Maths at Bournmoor Primary School
The national curriculum for mathematics aims to ensure that all children can:
- Become fluent in the fundamentals of mathematics
- Reason mathematically by following a line of enquiry
- Can solve problems by applying their mathematics
Planning and organisation of the subject
We have a daily maths lesson and a focus on instructional teaching, learning time and interactive oral work with both the whole class and smaller ability groups. We use the White Rose Hub materials across our school and staff have been trained on this. The class teacher plans, delivers and organises a daily lesson and differentiates according to ability. Lessons are planned using the National Curriculum in Key Stages One and Two and teachers in Reception base their teaching on objectives in the Framework for Reception, ensuring that they are working towards the ‘Early Learning Goals for Mathematical Development’. A progression of calculation is used throughout the school to ensure the continuing, gradual, development of number skills (see the separate Calculation Policy).

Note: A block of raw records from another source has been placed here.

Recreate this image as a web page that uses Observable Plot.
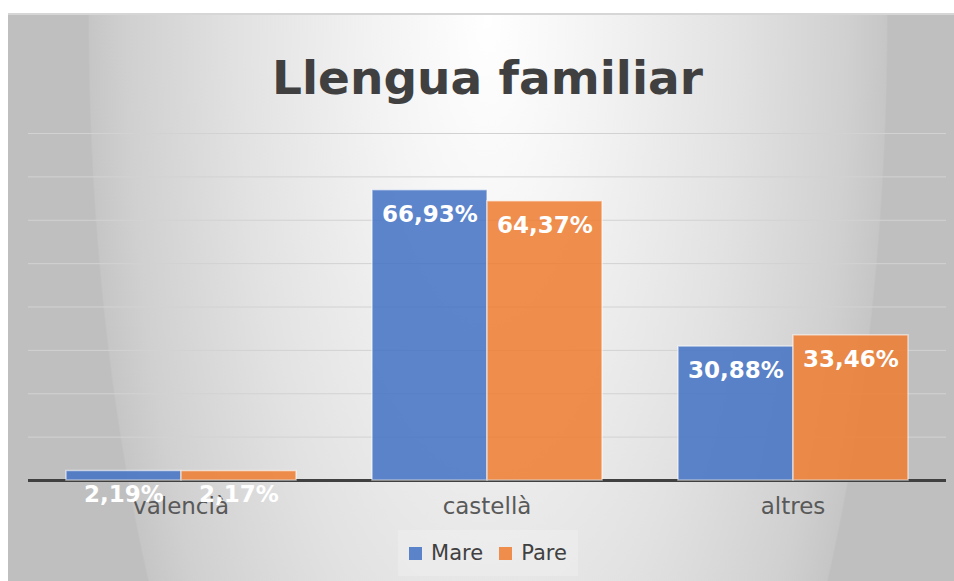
<!DOCTYPE html>
<html>
<head>
<meta charset="utf-8">
<script src="https://cdn.jsdelivr.net/npm/d3@7"></script>
<script src="https://cdn.jsdelivr.net/npm/@observablehq/plot@0.6"></script>
<style>
  html, body { margin: 0; padding: 0; background: #ffffff; }
  body { width: 954px; height: 581px; position: relative; overflow: hidden; font-family: "DejaVu Sans", sans-serif; }
  #bg { position: absolute; left: 8px; top: 13px; width: 946px; height: 568px;
        background: radial-gradient(ellipse 400px 1075px at 480px 1px, #ffffff 0%, #f2f2f2 30%, #e2e2e2 62%, #d0d0d0 90%, #c6c6c6 99.6%, #bfbfbf 100%);
        border-top: 2px solid #d6d6d6; box-sizing: border-box; }
  .layer { position: absolute; left: 0; top: 0; }
  #title { position: absolute; left: 0; width: 975px; top: 48px; text-align: center;
           font-size: 47px; font-weight: bold; color: #404040; line-height: 60px; }
  #legend { position: absolute; left: 398px; top: 530px; width: 180px; height: 46px;
            background: rgba(255,255,255,0.2); display: flex; align-items: center; justify-content: center; gap: 0; }
  .item { display: flex; align-items: center; font-size: 21px; color: #404040; margin: 0 8px; }
  .sw { width: 13px; height: 13px; margin-right: 9px; }
</style>
</head>
<body>
<div id="bg"></div>
<div id="grid" class="layer"></div>
<div id="bars" class="layer"></div>
<div id="title">Llengua familiar</div>
<div id="legend"></div>
<script>
const categories = ["valencià", "castellà", "altres"];
const series = ["Mare", "Pare"];
const mare = [2.19, 66.93, 30.88];
const pare = [2.17, 64.37, 33.46];
const colors = ["#4472C4", "#ED7D31"];
const gridTicks = [10, 20, 30, 40, 50, 60, 70, 80];

const data = [];
categories.forEach((c, i) => {
  data.push({cat: c, series: "Mare", value: mare[i]});
  data.push({cat: c, series: "Pare", value: pare[i]});
});
const fmt = d => d.value.toFixed(2).replace(".", ",") + "%";

const W = 954, H = 581;
const common = {width: W, height: H, marginLeft: 28, marginRight: 8, marginTop: 133, marginBottom: 101};

const grid = Plot.plot({
  ...common,
  style: {background: "transparent"},
  x: {domain: [0, 1], axis: null},
  y: {domain: [0, 80], axis: null},
  marks: [
    Plot.ruleY(gridTicks, {stroke: "#d2d2d2", strokeWidth: 1}),
    Plot.ruleY([0], {stroke: "#404040", strokeWidth: 3})
  ]
});
document.getElementById("grid").appendChild(grid);

const bars = Plot.plot({
  ...common,
  style: {background: "transparent", color: "#595959", fontFamily: "DejaVu Sans, sans-serif"},
  fx: {domain: categories, paddingInner: 0.245, paddingOuter: 0.1225, label: null},
  x: {domain: series, padding: 0, axis: null},
  y: {domain: [0, 80], axis: null},
  color: {domain: series, range: colors},
  marks: [
    Plot.barY(data, {fx: "cat", x: "series", y: "value", fill: "series", fillOpacity: 0.86,
      stroke: "#ffffff", strokeOpacity: 0.55, strokeWidth: 1.5}),
    Plot.axisFx({anchor: "bottom", tickSize: 0, tickPadding: 17, fontSize: 23, label: null}),
    Plot.text(data, {fx: "cat", x: "series", y: "value", text: fmt, dy: 24,
      fill: "#ffffff", fontWeight: "bold", fontSize: 23})
  ]
});
document.getElementById("bars").appendChild(bars);

const legend = document.getElementById("legend");
series.forEach((s, i) => {
  const it = document.createElement("div");
  it.className = "item";
  const sw = document.createElement("div");
  sw.className = "sw";
  sw.style.background = colors[i];
  sw.style.opacity = 0.86;
  it.appendChild(sw);
  it.appendChild(document.createTextNode(s));
  legend.appendChild(it);
});
</script>
</body>
</html>
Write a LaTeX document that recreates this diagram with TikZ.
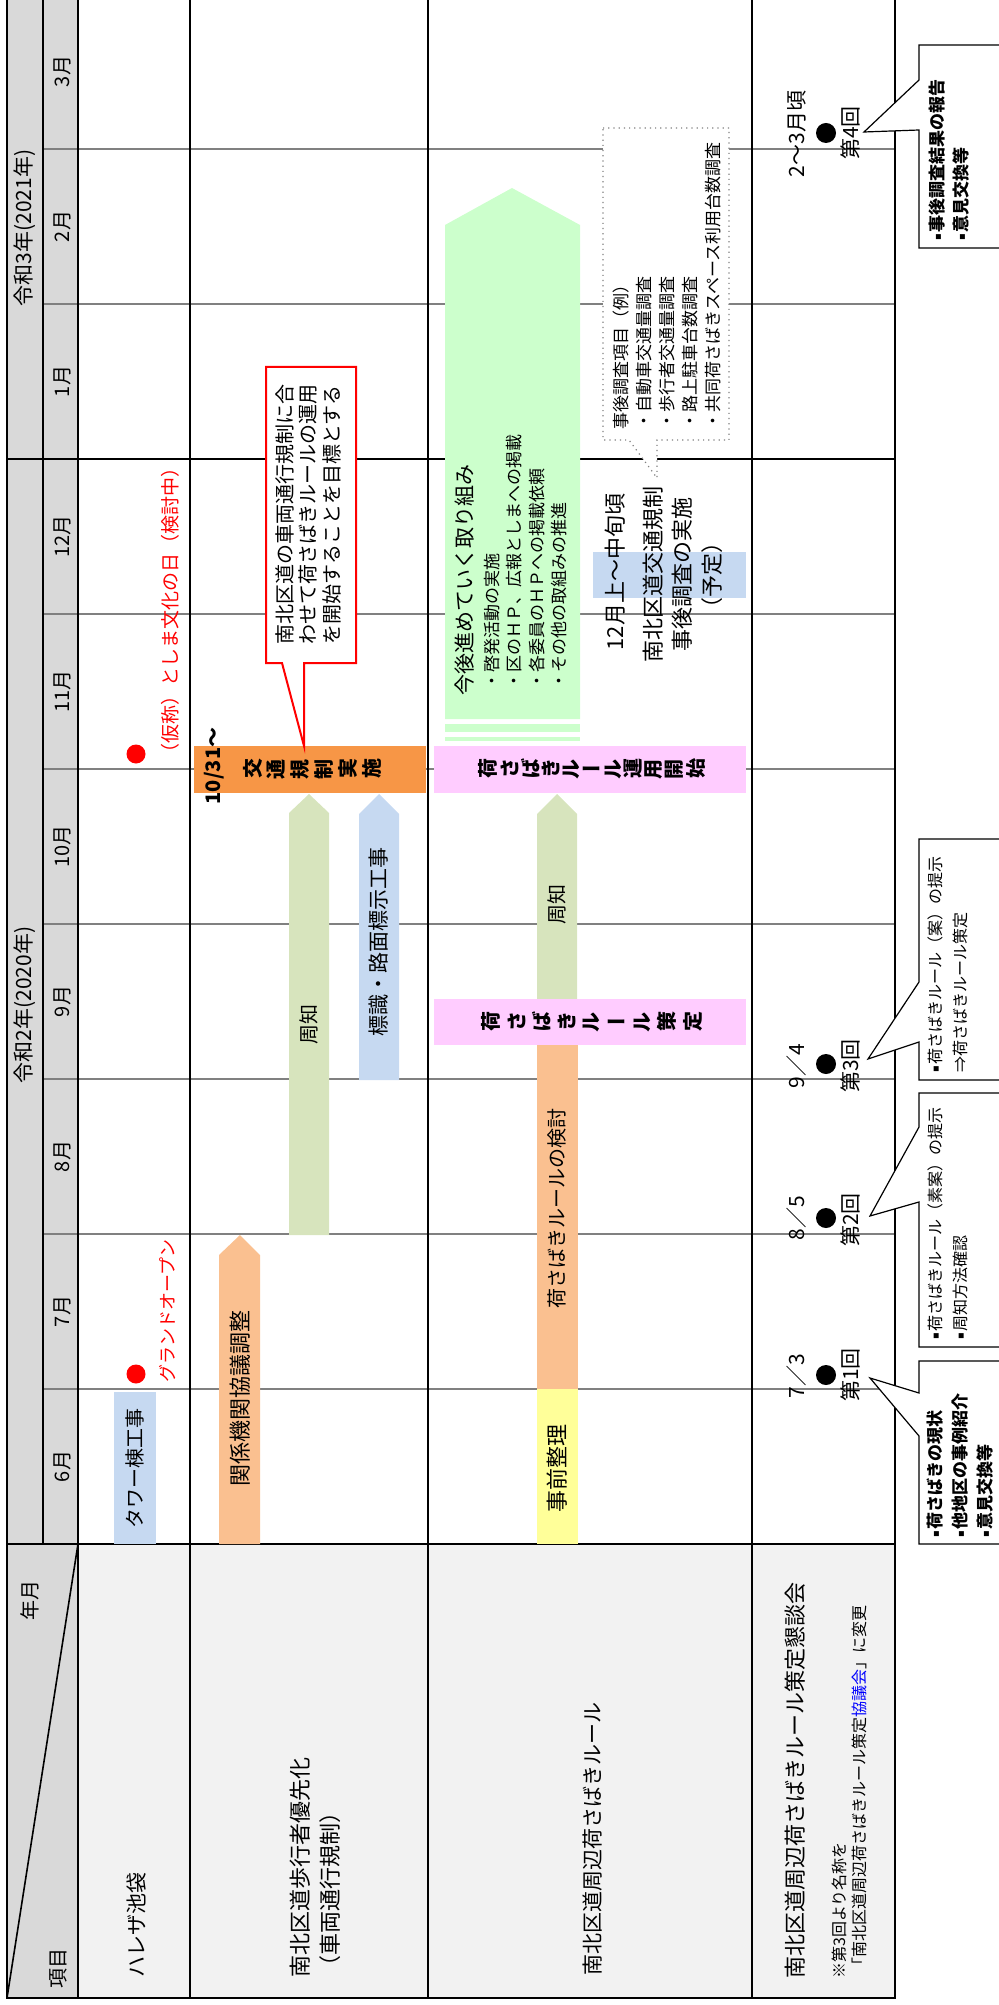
\documentclass[tikz,border=0pt]{standalone}
\usepackage{fontspec}
\setmainfont{Noto Sans CJK JP}
\newfontfamily\dejavu{DejaVu Sans}
\usepackage{graphicx}
\definecolor{hdrgray}{HTML}{D9D9D9}
\definecolor{rowgray}{HTML}{F2F2F2}
\definecolor{gridgray}{HTML}{808080}
\definecolor{cblue}{HTML}{C6D9F1}
\definecolor{corange}{HTML}{FAC090}
\definecolor{cdeep}{HTML}{F79646}
\definecolor{cgreen}{HTML}{D7E4BD}
\definecolor{clgreen}{HTML}{CCFFCC}
\definecolor{cpink}{HTML}{FFCCFF}
\definecolor{cyellow}{HTML}{FFFF99}
\newcommand\fsz[1]{\fontsize{#1}{#1}\selectfont}
\newcommand\sqb{\raisebox{0.25ex}{\dejavu\fontsize{5}{5}\selectfont ▪}\hspace{0.6pt}}
\newlength\tglsep
\newcommand\tgl[1]{\rotatebox[origin=c]{90}{#1}\hspace{\tglsep}}
\newcommand\tgllast[1]{\rotatebox[origin=c]{90}{#1}}
\newcommand\tglbar{ー\hspace{\tglsep}}
\begin{document}
\begin{tikzpicture}[x=0.5pt,y=-0.5pt,
  gridg/.style={draw=gridgray,line width=1.2pt},
  gridk/.style={draw=black,line width=1.3pt},
  vt/.style={rotate=90,inner sep=0pt},
  vtw/.style={vt,anchor=west},
  callk/.style={draw=black,line width=0.6pt,fill=white},
  dotk/.style={circle,fill=black,minimum size=10pt,inner sep=0pt},
  dotr/.style={circle,fill=red,minimum size=9.5pt,inner sep=0pt},
  tate/.style={inner sep=0pt,font=\bfseries\fsz{10}}]
\useasboundingbox (0,0) rectangle (999,2005);
% backgrounds
\fill[hdrgray] (7,-10) rectangle (78,1998);
\fill[rowgray] (78,1544) rectangle (895,1998);
% grid
\foreach \yy in {149,304,614,769,924,1079,1234,1389}{\draw[gridg] (43,\yy) -- (895,\yy);}
\draw[gridk] (7,459) -- (895,459);
\draw[gridk] (7,1544) -- (895,1544);
\draw[gridk] (6.35,1998) -- (895.65,1998);
\foreach \xx in {7,78,190,428,752,895}{\draw[gridk] (\xx,-10) -- (\xx,1998);}
\draw[gridk] (43,-10) -- (43,1544);
\draw[line width=0.8pt] (7,1998) -- (78,1544);
% header texts
\node[vt,font=\fsz{10}] (nengetsu) at (30,1600) {年月};
\node[vt,font=\fsz{10}] (komoku) at (58,1968) {項目};
\node[vt,font=\fsz{10.5}] (y2020) at (25,1005) {令和2年(2020年)};
\node[vt,font=\fsz{10.5}] (y2021) at (25,228) {令和3年(2021年)};
\foreach \m/\lab in {0/6月,1/7月,2/8月,3/9月,4/10月,5/11月,6/12月,7/1月,8/2月,9/3月}{
  \node[vt,font=\fsz{10}] (mon\m) at (62,{1544-155*(\m+0.5)}) {\lab};}
% row labels
\node[vtw,font=\fsz{10.5}] (r1) at (137,1978) {ハレザ池袋};
\node[vtw,font=\fsz{11}] (r2a) at (300,1978) {南北区道歩行者優先化};
\node[vtw,font=\fsz{11}] (r2b) at (330,1978) {（車両通行規制）};
\node[vtw,font=\fsz{10.5}] (r3) at (593,1976) {南北区道周辺荷さばきルール};
\node[vtw,font=\fsz{11}] (r4) at (795,1979) {南北区道周辺荷さばきルール策定懇談会};
\node[vtw,font=\fsz{8}] (r4n1) at (839,1979) {※第3回より名称を};
\node[vtw,font=\fsz{8}] (r4n2) at (859,1974) {「南北区道周辺荷さばきルール策定\textcolor{blue}{協議会}」に変更};
% row 1
\fill[cblue] (114,1392) rectangle (156,1544);
\node[vt,font=\fsz{10}] (tower) at (135,1468) {タワー棟工事};
\node[dotr] (rd1) at (136,1374) {};
\node[vtw,font=\fsz{9},text=red] (grand) at (168,1383) {グランドオープン};
\node[dotr] (rd2) at (136,754) {};
\node[vtw,font=\fsz{9.5},text=red] (bunka) at (170,763) {（仮称）としま文化の日（検討中）};
% row 2
\fill[corange] (219,1544) -- (219,1255) -- (240,1235) -- (260,1255) -- (260,1544) -- cycle;
\node[vt,font=\fsz{11}] (kankei) at (240,1398) {関係機関協議調整};
\fill[cgreen] (289,1235) -- (289,813) -- (309,794) -- (329,813) -- (329,1235) -- cycle;
\node[vt,font=\fsz{10}] (shuchi1) at (309,1024) {周知};
\fill[cblue] (359,1080) -- (359,814) -- (379,794) -- (399,814) -- (399,1080) -- cycle;
\node[vt,font=\fsz{10.5}] (hyoshiki) at (379,942) {標識・路面標示工事};
\fill[cdeep] (194,746) rectangle (426,793);
\node[tate] (kisei) at (312,769) {\setlength\tglsep{2.5pt}\tgl{交}\tgl{通}\tgl{規}\tgl{制}\tgl{実}\tgllast{施}};
\node[vt,font=\bfseries\fsz{10}] (d1031) at (214,766) {10/31〜};
\draw[draw=red,line width=1pt,fill=white] (266,367) -- (356,367) -- (356,663) -- (304,663) -- (304,746) -- (282,663) -- (266,663) -- cycle;
\node[vtw,font=\fsz{10}] (rc1) at (285,645) {南北区道の車両通行規制に合};
\node[vtw,font=\fsz{10}] (rc2) at (308,645) {わせて荷さばきルールの運用};
\node[vtw,font=\fsz{10}] (rc3) at (332,645) {を開始することを目標とする};
% row 3
\fill[cyellow] (537,1389) rectangle (578,1544);
\node[vt,font=\fsz{11}] (jizen) at (557,1468) {事前整理};
\fill[corange] (537,1045) rectangle (578,1389);
\node[vt,font=\fsz{10}] (kento) at (557,1208) {荷さばきルールの検討};
\fill[cgreen] (537,999) -- (537,814) -- (557,794) -- (577,814) -- (577,999) -- cycle;
\node[vt,font=\fsz{10}] (shuchi2) at (557,904) {周知};
\fill[cpink] (434,999) rectangle (746,1045);
\node[tate] (sakutei) at (592,1022) {\setlength\tglsep{3.5pt}\tgl{荷}\tgl{さ}\tgl{ば}\tgl{き}\tgl{ル}\tglbar\tgl{ル}\tgl{策}\tgllast{定}};
\fill[cpink] (434,746) rectangle (746,793);
\node[tate] (unyo) at (592,769) {\setlength\tglsep{1.3pt}\tgl{荷}\tgl{さ}\tgl{ば}\tgl{き}\tgl{ル}\tglbar\tgl{ル}\tgl{運}\tgl{用}\tgl{開}\tgllast{始}};
\fill[clgreen] (445,719) -- (445,225) -- (512,188) -- (580,225) -- (580,719) -- cycle;
\fill[clgreen] (445,724) rectangle (580,732);
\fill[clgreen] (445,737) rectangle (580,741);
\node[vtw,font=\fsz{10.5}] (kongo) at (465,696) {今後進めていく取り組み};
\node[vtw,font=\fsz{8.5}] (kb1) at (492,690) {・啓発活動の実施};
\node[vtw,font=\fsz{8.5}] (kb2) at (514,690) {・区のＨＰ、広報としまへの掲載};
\node[vtw,font=\fsz{8.5}] (kb3) at (537,690) {・各委員のＨＰへの掲載依頼};
\node[vtw,font=\fsz{8.5}] (kb4) at (559,690) {・その他の取組みの推進};
\draw[draw=gridgray,dotted,line width=0.6pt,fill=white] (603,128) -- (729,128) -- (729,440) -- (657,440) -- (657,478) -- (629,440) -- (603,440) -- cycle;
\node[vtw,font=\fsz{8.5}] (ch1) at (621,430) {事後調査項目（例）};
\node[vtw,font=\fsz{8.5}] (ch2) at (644,430) {・自動車交通量調査};
\node[vtw,font=\fsz{8.5}] (ch3) at (667,430) {・歩行者交通量調査};
\node[vtw,font=\fsz{8.5}] (ch4) at (690,430) {・路上駐車台数調査};
\node[vtw,font=\fsz{8.5}] (ch5) at (713,430) {・共同荷さばきスペース利用台数調査};
\fill[cblue] (593,552) rectangle (746,598);
\node[vt,font=\fsz{11}] (dec1) at (615,572) {12月上〜中旬頃};
\node[vt,font=\fsz{11}] (dec2) at (653,574) {南北区道交通規制};
\node[vt,font=\fsz{11}] (dec3) at (682,574) {事後調査の実施};
\node[vt,font=\fsz{11}] (dec4) at (712,575) {（予定）};
% row 4
\node[dotk] (m1) at (826,1375) {};
\node[vt,font=\fsz{10.5}] (m1d) at (797,1376) {7／3};
\node[vt,font=\fsz{10.5}] (m1n) at (850,1375) {第1回};
\node[dotk] (m2) at (826,1218) {};
\node[vt,font=\fsz{10.5}] (m2d) at (797,1218) {8／5};
\node[vt,font=\fsz{10.5}] (m2n) at (850,1220) {第2回};
\node[dotk] (m3) at (826,1064) {};
\node[vt,font=\fsz{10.5}] (m3d) at (797,1066) {9／4};
\node[vt,font=\fsz{10.5}] (m3n) at (850,1066) {第3回};
\node[dotk] (m4) at (826,133) {};
\node[vt,font=\fsz{10.5}] (m4d) at (797,134) {2〜3月頃};
\node[vt,font=\fsz{10.5}] (m4n) at (850,133) {第4回};
\draw[callk] (1010,1361) -- (919,1361) -- (919,1393) -- (870,1378) -- (919,1436) -- (919,1544) -- (1010,1544) -- cycle;
\node[vtw,font=\bfseries\fsz{8.5}] (ca1) at (935,1538) {\sqb 荷さばきの現状};
\node[vtw,font=\bfseries\fsz{8.5}] (ca2) at (960,1538) {\sqb 他地区の事例紹介};
\node[vtw,font=\bfseries\fsz{8.5}] (ca3) at (985,1538) {\sqb 意見交換等};
\draw[callk] (1010,1093) -- (919,1093) -- (919,1127) -- (870,1216) -- (919,1202) -- (919,1347) -- (1010,1347) -- cycle;
\node[vtw,font=\fsz{8}] (cb1) at (935,1340) {\sqb 荷さばきルール（素案）の提示};
\node[vtw,font=\fsz{8}] (cb2) at (960,1340) {\sqb 周知方法確認};
\draw[callk] (1010,839) -- (919,839) -- (919,982) -- (868,1059) -- (919,1042) -- (919,1080) -- (1010,1080) -- cycle;
\node[vtw,font=\fsz{8}] (cc1) at (935,1073) {\sqb 荷さばきルール（案）の提示};
\node[vtw,font=\fsz{8}] (cc2) at (960,1073) {⇒荷さばきルール策定};
\draw[callk] (1010,45) -- (919,45) -- (919,80) -- (864,132) -- (919,130) -- (919,248) -- (1010,248) -- cycle;
\node[vtw,font=\bfseries\fsz{8.5}] (cd1) at (937,241) {\sqb 事後調査結果の報告};
\node[vtw,font=\bfseries\fsz{8.5}] (cd2) at (961,241) {\sqb 意見交換等};
\end{tikzpicture}
\end{document}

Teaching styles and strategies
Children are encouraged to investigate, use and apply their mathematical skills and develop their mathematical thinking skills. Problem solving, relating maths to real life situations, and the use of reasoning and proof should be central to teaching styles. To develop fluency in Mathematics, children need to secure a conceptual understanding and efficiency in procedural approaches. It is important to make connections between concrete materials, models and images, mathematical language, symbolic representations and prior learning. Furthermore, it is then essential that children have opportunities to practise the key skills whilst building the understanding and knowledge to apply these skills into more complex activities and problems. Problem solving enables children to develop a range of skills including making generalisations, finding patterns, carrying out trial and improvement, making and testing hypotheses, making decisions, creating explanations and making connections. Children should be expected to record their work in a way that clarifies their thinking.
How the subject is assessed
Teachers use daily observations of child-initiated activities and adult led tasks to collect evidence of the level the child is currently working at. Children should have the opportunity to take part in extended maths sessions where children record a mathematical based task which is often annotated with their comments and levels of thinking. Observations, annotations and children’s work are used to provide a full picture of the child’s achievement and working level.
Key Stage One and Two
Assessment of pupils is an ongoing activity. Children’s knowledge and understanding is informally assessed in class and group question and answer sessions and through observation during lessons as well as in marking written work. Teachers refer to the assessment grids to support their judgements. The Key Stage One SAT is completed at the end of Year Two and used alongside teacher assessment to give a final assessment for the Key Stage. The Key Stage Two SAT is completed at the end of Year Six.
- Pupils in EYFS make a good start to their Maths journey – teachers plan tasks using the White Rose Maths Hub format (along with the rest of school) which ensures that children understand the format, characters and assessment.
- White Rose Maths planning is utilised across the school in each year group ensuring continuity and consistency.
- Regular assessment takes place in each class using end of block assessments. This gives teachers tangible data which is then used to complete children’s assessment trackers in books. These provide detail of children’s abilities whilst also giving teachers clear targets for each child that are directly linked to the specific year group objectives.
- Assessment data across school identifies maths as a consistent strength of pupils and is reflected in the prediction for our KS2 pupils.
- Challenge for more able pupils is clearly evident in books – monitoring of maths books identifies children are challenged within lessons or through appropriate marking in preparation for the “green for go” element of the next session.
- Times Table Rockstar software has proven to have a significant impact of the speed, retention and accuracy of children’s times table recall in Year 3-6. Children regularly compete across year groups and this success was also evident during home learning.
- The subject leader measures the effectiveness of teaching and learning in maths and develops the subject through training, research and external links.
- The subject lead shares the intent, implementation and impact of their subject with stakeholders, including governors.
- There is a strong focus on developing pupil’s reasoning and problem-solving skills and the positive impact of this is evident in lesson observations and book scrutiny.
- The subject leader for maths attends appropriate CPD sessions based on reasoning/problem solving and shares this to further develop teacher’s abilities to deliver this to pupils.